A painting by George Catlin from the 1800s of life on the Canadian Plains (reproduced with permission from the Bruce Peel Special Collections Library, University of Alberta).
A painting by George Catlin from the 1800s of life on the Canadian Plains (reproduced with permission from the Bruce Peel Special Collections Library, University of Alberta).

The horse also quickly galloped into peoples’ social lives. Families that acquired many horses gained prestige and respect. Horse raiding became a mark of courage for many groups and horses were traded for a multitude of things including European goods, food, membership into societies, and spiritual power. During the fur trade while slick beaver furs were motivating European economic interests in northern Alberta, horses, guns, and buffalo meat were becoming entwined in complex trade networks that would shape the history of the prairies. When the buffalo eventually vanished, the hooves of the horse pounded on.

This combat scene from Writing-on-Stone shows an early horse draped with body armour (photograph reproduced with permission from Michal Klassen).
This combat scene from Writing-on-Stone shows an early horse draped with body armour (photograph reproduced with permission from Michal Klassen).

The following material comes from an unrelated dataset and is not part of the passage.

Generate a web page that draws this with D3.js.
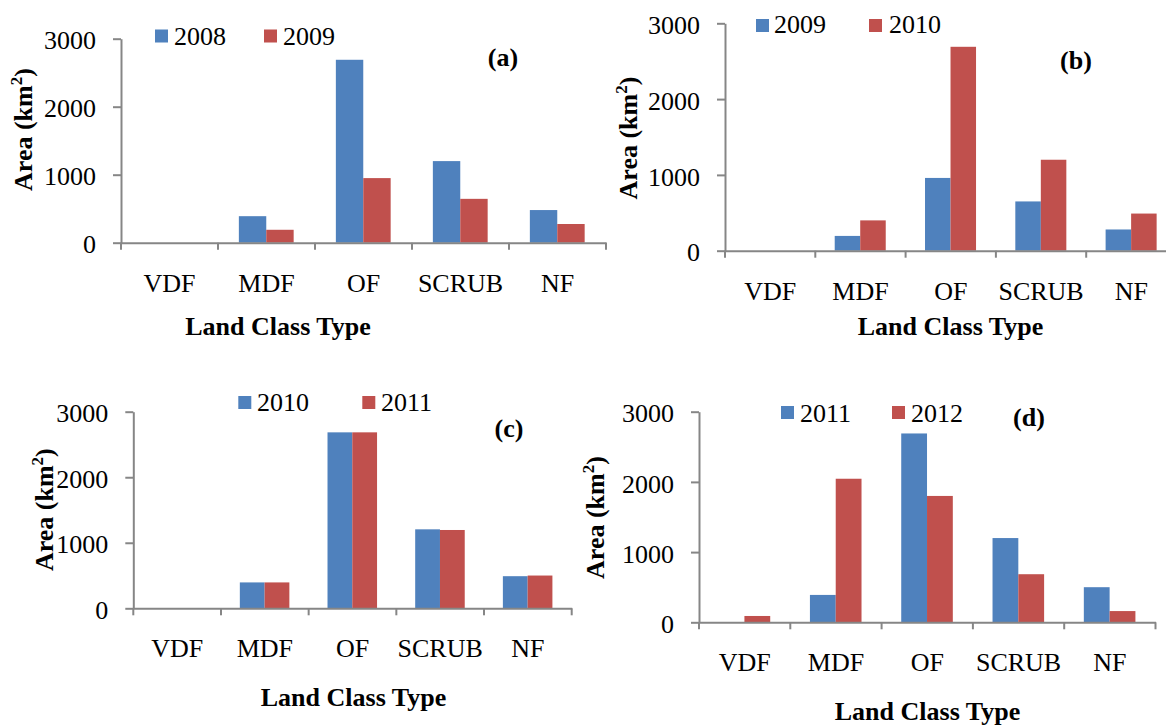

The unique collection of rock art at Writing-on-Stone is a provincial treasure that captures pivotal centuries of modern Plains cultures. For this reason, the area is both a Provincial Historic Resource and a National Historic Site. Writing-on-Stone is still a sacred place to the Blackfoot people; a place where spirits dwell among the sculpted bedrock. Visitors are encouraged to learn the story of this powerful place. One of the many benefits of the stony archive of art on the Milk River is that it can be enjoyed and appreciated under blue skies.

Morning light on the beautiful hoodoos at Writing-on-Stone (photograph reproduced with permission from Robert Berdan).
Morning light on the beautiful hoodoos at Writing-on-Stone (photograph reproduced with permission from Robert Berdan).

What better way to learn how the horse changed the west than from reading the walls of Writing-on-Stone while cool breezes blow in hints of sage and a red-tailed hawk reads over your shoulder? Site protection combined with a healthy respect for Blackfoot traditions and the archaeological record will ensure that the history of the old West will endure and the story of the horse will ride on.